As far as inspirational inner city-to-the-NFL stories go, Shareef Miller’s meets all the typical criteria.
He’s from a rough neighborhood, was raised in a single-parent household and suffered unfathomable loss at the hands of violence. As inspirational as his story is, it’s not all that uncommon in the NFL. He’s not even the only player in the Eagles’ locker room with a similar backstory.
This difference is that Miller is from here. He’s ours.
And now, after getting drafted by the Eagles — a moment he said was “surreal” — he feels an obligation to not just produce on the football field, but to also be an inspiration to kids who grew up where he grew up and who face the same struggles daily that he was able to overcome.
“That’s really going to help my community,” Miller said on Saturday. “It’s really going to change a lot of things. It’s going to give these kids someone to look up to. That’s what it’s all about. I’m happy I’ve been put in this situation so I can shed light on the younger kids coming up in this generation.”
Miller, whom the Eagles drafted with the last pick in the fourth round on Friday, grew up in the Frankford section of the city. He went to Frankford High before transferring to George Washington High, a decision orchestrated by his mother that he said “changed his life.”
But just before he went to Penn State, Miller’s older brother, Mikal, was shot and killed in 2015. The loss of his role model hit Miller hard. Hard enough that he even considered not going to Penn State. But his mother, Tekeya Cook, has been his rock. According to Miller, she kept him level-headed and pointed in the right direction.
Mom is such a rock that during their celebration on Saturday — Miller and his family rented a loft in northeast Philly to watch the draft — she told her son that it’s now time to get to work.
Miller will be on the field at the NovaCare Complex soon enough for rookie minicamp and then OTAs, but his work as a role model is already well underway. First, kids from his old neighborhood saw him go to a Division I school, but now they’re going to see him play in the NFL about 15 minutes away from their homes.
Miller isn’t taking his role as an inspiration and mentor to local kids lightly.
I’m definitely excited for this role because I’m all about these young kids in the inner city. A lot of times in our city, the opportunity is small and a lot of us don’t have anyone to look up to and we don’t have any hope. That’s why it’s easy for kids in the inner city to [turn to] violence. Now they have me – someone who came from where they came from.
What more can they ask for? I’m going to be that voice for them and, you know, when I get myself together and situated, I’m definitely going to go back in my community and do whatever I can to help these kids reach their full potential. Go to school, get a great education, go to college and live out that dream. Whether it’s the NFL, NBA or whatever they want to be.
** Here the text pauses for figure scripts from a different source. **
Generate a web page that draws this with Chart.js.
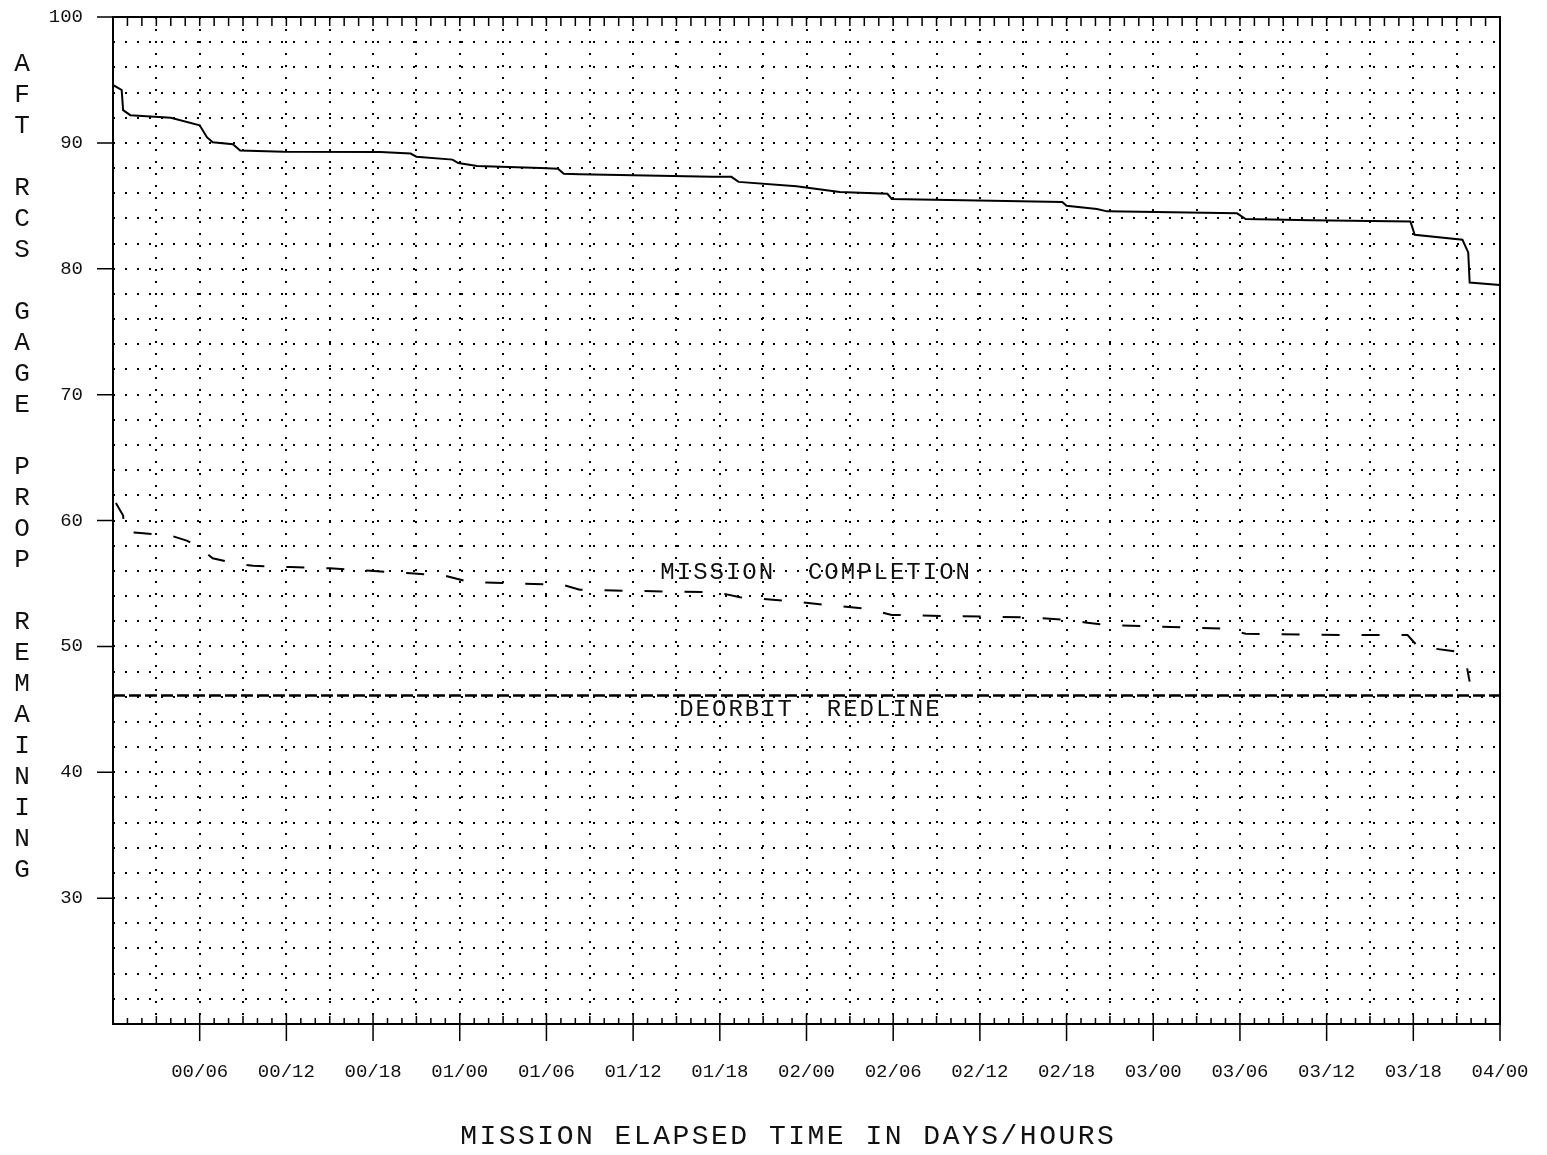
<!DOCTYPE html>
<html>
<head>
<meta charset="utf-8">
<title>Aft RCS gage prop remaining</title>
<script src="https://cdn.jsdelivr.net/npm/chart.js@4.4.1/dist/chart.umd.min.js"></script>
<style>
  html, body { margin: 0; padding: 0; background: #fff; }
  canvas { display: block; }
</style>
</head>
<body>
<canvas id="rcsChart" width="1547" height="1155"></canvas>
<script>
// mission elapsed time (hours) vs aft RCS prop remaining (percent)
const gageHours = [0, 0.6, 0.7, 1.2, 4.0, 6.0, 6.5, 6.9, 8.3, 8.8, 11.8, 18.5, 20.6, 21.0, 23.5, 23.9, 25.2, 29.6, 30.8, 31.2,
  32.3, 41.5, 42.8, 43.3, 47.3, 50.3, 53.6, 53.9, 62.8, 65.7, 66.0, 68.1, 68.8, 77.8, 78.4, 82.9, 89.8, 90.1, 93.4, 93.8, 93.9, 96];
const gageRemaining = [94.6, 94.2, 92.6, 92.2, 92.0, 91.4, 90.45, 90.05, 89.9, 89.4, 89.3, 89.28, 89.15, 88.9, 88.67, 88.4, 88.16, 88.0, 87.95, 87.55,
  87.5, 87.3, 87.3, 86.9, 86.55, 86.1, 85.95, 85.55, 85.36, 85.3, 85.0, 84.75, 84.56, 84.4, 83.95, 83.86, 83.76, 82.7, 82.3, 81.3, 78.9, 78.7];

const completionHours = [0.2, 0.7, 0.8, 1.9, 4.0, 5.1, 5.8, 6.9, 8.4, 9.7, 12.3, 15.0, 17.8, 20.6, 23.0, 24.7, 28.0, 31.1, 32.3, 36.3,
  41.8, 43.4, 46.9, 49.3, 52.1, 53.9, 58.1, 63.5, 66.0, 67.3, 68.7, 71.6, 77.0, 78.4, 85.4, 89.6, 90.3, 92.9, 93.7, 93.9];
const completionRemaining = [61.4, 60.4, 59.1, 59.0, 58.8, 58.4, 58.0, 57.0, 56.6, 56.4, 56.3, 56.2, 56.0, 55.8, 55.6, 55.1, 55.0, 54.9, 54.5, 54.4,
  54.3, 53.9, 53.6, 53.3, 53.0, 52.5, 52.4, 52.3, 52.1, 51.9, 51.7, 51.6, 51.4, 51.0, 50.9, 50.9, 50.0, 49.6, 48.4, 47.2];

const redlineHours = [0, 96];
const redlineRemaining = [46.1, 46.1];

const timeLabels = ["00/06", "00/12", "00/18", "01/00", "01/06", "01/12", "01/18", "02/00",
  "02/06", "02/12", "02/18", "03/00", "03/06", "03/12", "03/18", "04/00"];
const gageLabels = ["30", "40", "50", "60", "70", "80", "90", "100"];

const lineNotes = ["MISSION  COMPLETION", "DEORBIT  REDLINE"];
const yTitle = "AFT RCS GAGE PROP REMAINING";
const xTitle = "MISSION ELAPSED TIME IN DAYS/HOURS";

const MONO = '"Liberation Mono", "DejaVu Sans Mono", monospace';

function pts(xs, ys) {
  return xs.map((h, i) => ({ x: h, y: ys[i] }));
}

// draw text one char at a time so the spacing matches the old plotter look
function spaced(ctx, text, cx, cy, step) {
  const start = cx - step * (text.length - 1) / 2;
  for (let i = 0; i < text.length; i++) {
    ctx.fillText(text[i], start + i * step, cy);
  }
}

// keep the plot box where the scan has it, labels may hang outside
function noPad(s) {
  s.paddingTop = 0;
  s.paddingBottom = 0;
  s.paddingLeft = 0;
  s.paddingRight = 0;
}

const frame = {
  id: 'frame',
  afterDraw(chart) {
    const { ctx, chartArea: a, scales: { x, y } } = chart;
    ctx.save();
    ctx.strokeStyle = '#000';
    ctx.lineWidth = 2;
    ctx.strokeRect(a.left, a.top, a.width, a.height);

    ctx.lineWidth = 1.5;
    ctx.beginPath();
    for (let h = 1; h <= 96; h++) {
      const px = x.getPixelForValue(h);
      ctx.moveTo(px, a.top);
      ctx.lineTo(px, a.top + 9);
      if (h % 6 === 0) {
        ctx.moveTo(px, a.bottom - 10);
        ctx.lineTo(px, a.bottom + 17);
      } else {
        ctx.moveTo(px, a.bottom);
        ctx.lineTo(px, a.bottom - (h % 3 === 0 ? 8 : 6));
      }
    }
    for (let v = 30; v <= 100; v += 10) {
      const py = y.getPixelForValue(v);
      ctx.moveTo(a.left - 16, py);
      ctx.lineTo(a.left, py);
    }
    ctx.stroke();

    ctx.fillStyle = '#111';
    ctx.textAlign = 'center';
    ctx.textBaseline = 'middle';
    ctx.font = '24px ' + MONO;
    spaced(ctx, lineNotes[0], x.getPixelForValue(48.6), y.getPixelForValue(55.85), 16.4);
    spaced(ctx, lineNotes[1], x.getPixelForValue(48.2), y.getPixelForValue(45.0), 16.4);

    ctx.font = '26px ' + MONO;
    for (let i = 0; i < yTitle.length; i++) {
      ctx.fillText(yTitle[i], 22, 64 + i * 31);
    }

    ctx.font = '28px ' + MONO;
    spaced(ctx, xTitle, 787, 1137, 19.3);
    ctx.restore();
  }
};

const ctx = document.getElementById('rcsChart').getContext('2d');

new Chart(ctx, {
  type: 'line',
  data: {
    datasets: [
      {
        label: 'Aft RCS gage',
        data: pts(gageHours, gageRemaining),
        borderColor: '#000',
        borderWidth: 2,
        pointRadius: 0,
        tension: 0
      },
      {
        label: 'Mission completion',
        data: pts(completionHours, completionRemaining),
        borderColor: '#000',
        borderWidth: 2,
        borderDash: [18, 22],
        pointRadius: 0,
        tension: 0
      },
      {
        label: 'Deorbit redline',
        data: pts(redlineHours, redlineRemaining),
        borderColor: '#000',
        borderWidth: 2.5,
        borderDash: [12, 4],
        pointRadius: 0,
        tension: 0
      }
    ]
  },
  options: {
    responsive: false,
    animation: false,
    layout: { padding: { left: 0, right: 47, top: 17, bottom: 0 } },
    plugins: {
      legend: { display: false },
      tooltip: { enabled: false }
    },
    scales: {
      x: {
        type: 'linear',
        min: 0,
        max: 96,
        afterFit: s => { s.height = 131; noPad(s); },
        ticks: {
          stepSize: 3,
          maxTicksLimit: 100,
          autoSkip: false,
          maxRotation: 0,
          padding: 37,
          color: '#111',
          font: { family: MONO, size: 19 },
          callback: v => (v > 0 && v % 6 === 0) ? timeLabels[v / 6 - 1] : ''
        },
        grid: { color: '#000', lineWidth: 2, drawTicks: false },
        border: { display: false, dash: [2, 10] }
      },
      y: {
        min: 20,
        max: 100,
        afterFit: s => { s.width = 113; noPad(s); },
        ticks: {
          stepSize: 2,
          maxTicksLimit: 100,
          autoSkip: false,
          padding: 30,
          color: '#111',
          font: { family: MONO, size: 19 },
          callback: v => (v >= 30 && v % 10 === 0) ? gageLabels[(v - 30) / 10] : ''
        },
        grid: { color: '#000', lineWidth: 2, drawTicks: false },
        border: { display: false, dash: [2, 10] }
      }
    }
  },
  plugins: [frame]
});
</script>
</body>
</html>
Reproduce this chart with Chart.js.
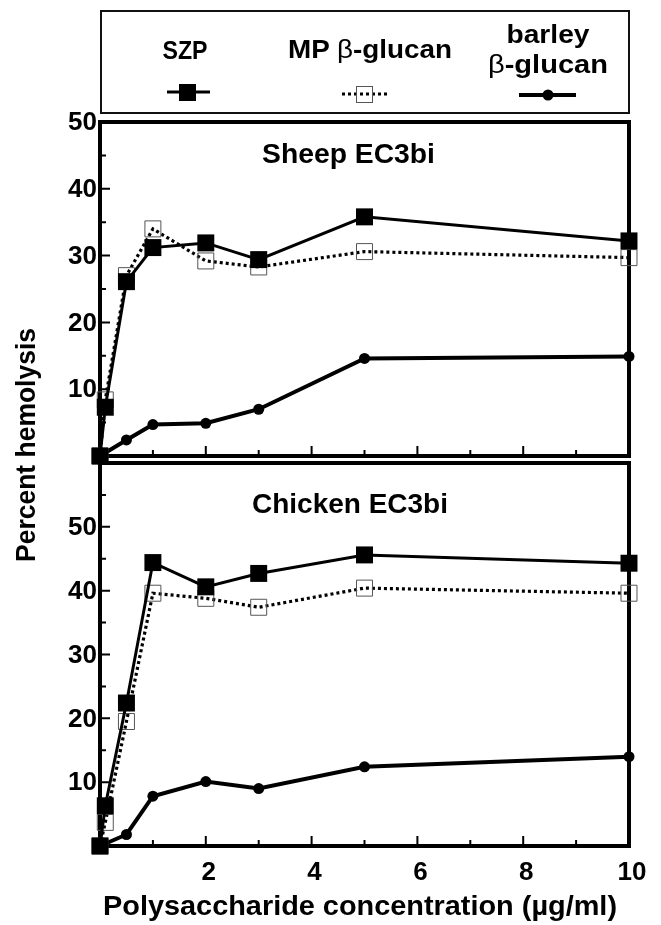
<!DOCTYPE html>
<html>
<head>
<meta charset="utf-8">
<script src="https://cdn.jsdelivr.net/npm/chart.js@4.4.1/dist/chart.umd.min.js"></script>
<style>
  html, body { margin:0; padding:0; background:#fff; }
  #wrap { position:relative; width:661px; height:925px; overflow:hidden; background:#fff; }
  canvas { position:absolute; left:0; top:0; }
  svg { position:absolute; left:0; top:0; pointer-events:none; }
  .t { font-family:"Liberation Sans", Arial, Helvetica, sans-serif; font-weight:bold; fill:#000; }
</style>
</head>
<body>
<div id="wrap">
  <canvas id="top" width="661" height="925"></canvas>
  <canvas id="bottom" width="661" height="925"></canvas>
  <svg width="661" height="925" viewBox="0 0 661 925">
    <!-- legend box -->
    <rect x="101" y="11" width="528" height="102" fill="none" stroke="#111" stroke-width="2"/>
    <text class="t" x="185" y="59" font-size="25" text-anchor="middle" textLength="45" lengthAdjust="spacingAndGlyphs">SZP</text>
    <text class="t" x="370" y="58" font-size="25" text-anchor="middle" textLength="164" lengthAdjust="spacingAndGlyphs">MP <tspan font-weight="normal">β</tspan>-glucan</text>
    <text class="t" x="548" y="43" font-size="25" text-anchor="middle" textLength="83" lengthAdjust="spacingAndGlyphs">barley</text>
    <text class="t" x="548" y="73" font-size="25" text-anchor="middle" textLength="120" lengthAdjust="spacingAndGlyphs"><tspan font-weight="normal">β</tspan>-glucan</text>
    <!-- legend symbols -->
    <line x1="167" y1="92" x2="210" y2="92" stroke="#000" stroke-width="3"/>
    <rect x="179" y="84" width="17" height="17" fill="#000"/>
    <line x1="342" y1="94" x2="387" y2="94" stroke="#000" stroke-width="3" stroke-dasharray="3 3"/>
    <rect x="356.5" y="86.5" width="16" height="16" fill="none" stroke="#555" stroke-width="1"/>
    <line x1="519" y1="95" x2="576" y2="95" stroke="#000" stroke-width="4"/>
    <circle cx="548" cy="95" r="5.5" fill="#000"/>
    <!-- panel titles -->
    <text class="t" x="348.5" y="163" font-size="28" text-anchor="middle" textLength="173" lengthAdjust="spacingAndGlyphs">Sheep EC3bi</text>
    <text class="t" x="350" y="513" font-size="28" text-anchor="middle" textLength="196" lengthAdjust="spacingAndGlyphs">Chicken EC3bi</text>
    <!-- axis titles -->
    <text class="t" x="360" y="915" font-size="28" text-anchor="middle" textLength="514" lengthAdjust="spacingAndGlyphs">Polysaccharide concentration (µg/ml)</text>
    <text class="t" x="35" y="445" font-size="27" text-anchor="middle" textLength="234" lengthAdjust="spacingAndGlyphs" transform="rotate(-90 35 445)">Percent hemolysis</text>
  </svg>
</div>
<script>
// ---------------- data ----------------
const concentrations = [0, 0.1, 0.5, 1, 2, 3, 5, 10];

const sheepSZP    = [0, 7.3, 26.1, 31.2, 31.9, 29.4, 35.8, 32.2];
const sheepMP     = [0, 8.4, 27.0, 34.0, 29.2, 28.3, 30.6, 29.7];
const sheepBarley = [0, null, 2.4, 4.7, 4.9, 7.0, 14.6, 14.9];

const chickenSZP    = [0, 6.3, 22.4, 44.4, 40.6, 42.7, 45.6, 44.3];
const chickenMP     = [0, 3.7, 19.5, 39.6, 38.8, 37.4, 40.4, 39.6];
const chickenBarley = [0, null, 1.8, 7.8, 10.1, 9.0, 12.4, 14.0];

const xTickLabels      = [2, 4, 6, 8, 10];
const xMinorTicks      = [1, 3, 5, 7, 9];
const xMajorTicks      = [2, 4, 6, 8];
const yTickLabelsTop   = [10, 20, 30, 40, 50];
const yTickLabelsBot   = [10, 20, 30, 40, 50];
const yMinorTop        = [5, 15, 25, 35, 45];
const yMajorTop        = [10, 20, 30, 40];
const yMinorBot        = [5, 15, 25, 35, 45, 55];
const yMajorBot        = [10, 20, 30, 40, 50];

// --------------- helpers ---------------
const FONT = '"Liberation Sans", Arial, Helvetica, sans-serif';
function pts(ys) { return concentrations.map((x, i) => ({ x: x, y: ys[i] })); }

function datasets(szp, mp, barley) {
  return [
    { label: 'SZP', data: pts(szp), borderColor: '#000', borderWidth: 3,
      pointStyle: 'rect', pointRadius: 12, pointBackgroundColor: '#000', pointBorderWidth: 0,
      tension: 0, clip: false },
    { label: 'MP β-glucan', data: pts(mp), borderColor: '#000', borderWidth: 3.2, borderDash: [3, 3],
      pointStyle: 'rect', pointRadius: 11.3, pointBackgroundColor: 'rgba(0,0,0,0)',
      pointBorderColor: '#555', pointBorderWidth: 1, tension: 0, clip: false },
    { label: 'barley β-glucan', data: pts(barley), borderColor: '#000', borderWidth: 4,
      pointStyle: 'circle', pointRadius: 5.5, pointBackgroundColor: '#000', pointBorderWidth: 0,
      spanGaps: true, tension: 0, clip: false }
  ];
}

function framePlugin(yMajor, yMinor) {
  return {
    id: 'frame',
    beforeDatasetsDraw(chart) {
      const { ctx, chartArea: a, scales } = chart;
      const x = scales.x, y = scales.y;
      ctx.save();
      ctx.strokeStyle = '#000';
      ctx.lineWidth = 4;
      ctx.strokeRect(a.left, a.top, a.right - a.left, a.bottom - a.top);
      ctx.lineWidth = 2;
      ctx.beginPath();
      xMajorTicks.forEach(v => { const p = x.getPixelForValue(v); ctx.moveTo(p, a.bottom); ctx.lineTo(p, a.bottom - 10); });
      xMinorTicks.forEach(v => { const p = x.getPixelForValue(v); ctx.moveTo(p, a.bottom); ctx.lineTo(p, a.bottom - 6); });
      yMajor.forEach(v => { const p = y.getPixelForValue(v); ctx.moveTo(a.left, p); ctx.lineTo(a.left + 10, p); });
      yMinor.forEach(v => { const p = y.getPixelForValue(v); ctx.moveTo(a.left, p); ctx.lineTo(a.left + 6, p); });
      ctx.stroke();
      ctx.restore();
    }
  };
}

function makeChart(id, ds, yMax, yLabels, yMajor, yMinor, showX, padTop, padBottom) {
  return new Chart(document.getElementById(id), {
    type: 'line',
    data: { datasets: ds },
    options: {
      responsive: false, animation: false,
      layout: { padding: { top: padTop, bottom: padBottom, left: 0, right: 32 } },
      plugins: { legend: { display: false }, tooltip: { enabled: false } },
      elements: { line: { borderJoinStyle: 'miter' } },
      scales: {
        x: {
          type: 'linear', min: 0, max: 10, display: showX,
          grid: { display: false, drawTicks: false }, border: { display: false },
          afterBuildTicks: s => { s.ticks = xTickLabels.map(v => ({ value: v })); },
          afterFit: s => { s.height = showX ? 79 : 0; },
          ticks: { color: '#000', padding: 11, labelOffset: 3,
                   font: { family: FONT, size: 26, weight: 'bold' } }
        },
        y: {
          type: 'linear', min: 0, max: yMax,
          grid: { display: false, drawTicks: false }, border: { display: false },
          afterBuildTicks: s => { s.ticks = yLabels.map(v => ({ value: v })); },
          afterFit: s => { s.width = 100; },
          ticks: { color: '#000', padding: 3, labelOffset: 1,
                   font: { family: FONT, size: 26, weight: 'bold' } }
        }
      }
    },
    plugins: [framePlugin(yMajor, yMinor)]
  });
}

makeChart('top', datasets(sheepSZP, sheepMP, sheepBarley), 50, yTickLabelsTop, yMajorTop, yMinorTop, false, 122, 925 - 456);
makeChart('bottom', datasets(chickenSZP, chickenMP, chickenBarley), 60, yTickLabelsBot, yMajorBot, yMinorBot, true, 463, 0);
</script>
</body>
</html>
It can be tough for a professional athlete to play in their home city. There’s extra pressure and there’s a natural trap of falling in with the wrong people. A few years ago, when I profiled Brandon Graham, he told me one of the biggest realizations in his life was that when he went back to Detroit, he just couldn’t hang out with the same people like he used to. It’s tough, but he had to cut some destructive people out of his life.
That might not be easy for Miller, who is just 22. But that process already started when he transferred high schools many years ago. He said he has a small group of people in his support system, people who want the best for him.
Miller doesn’t think playing in his hometown will be a distraction. If anything, he sees it as a huge positive. There are a bunch of kids who are growing up just like him who will likely agree.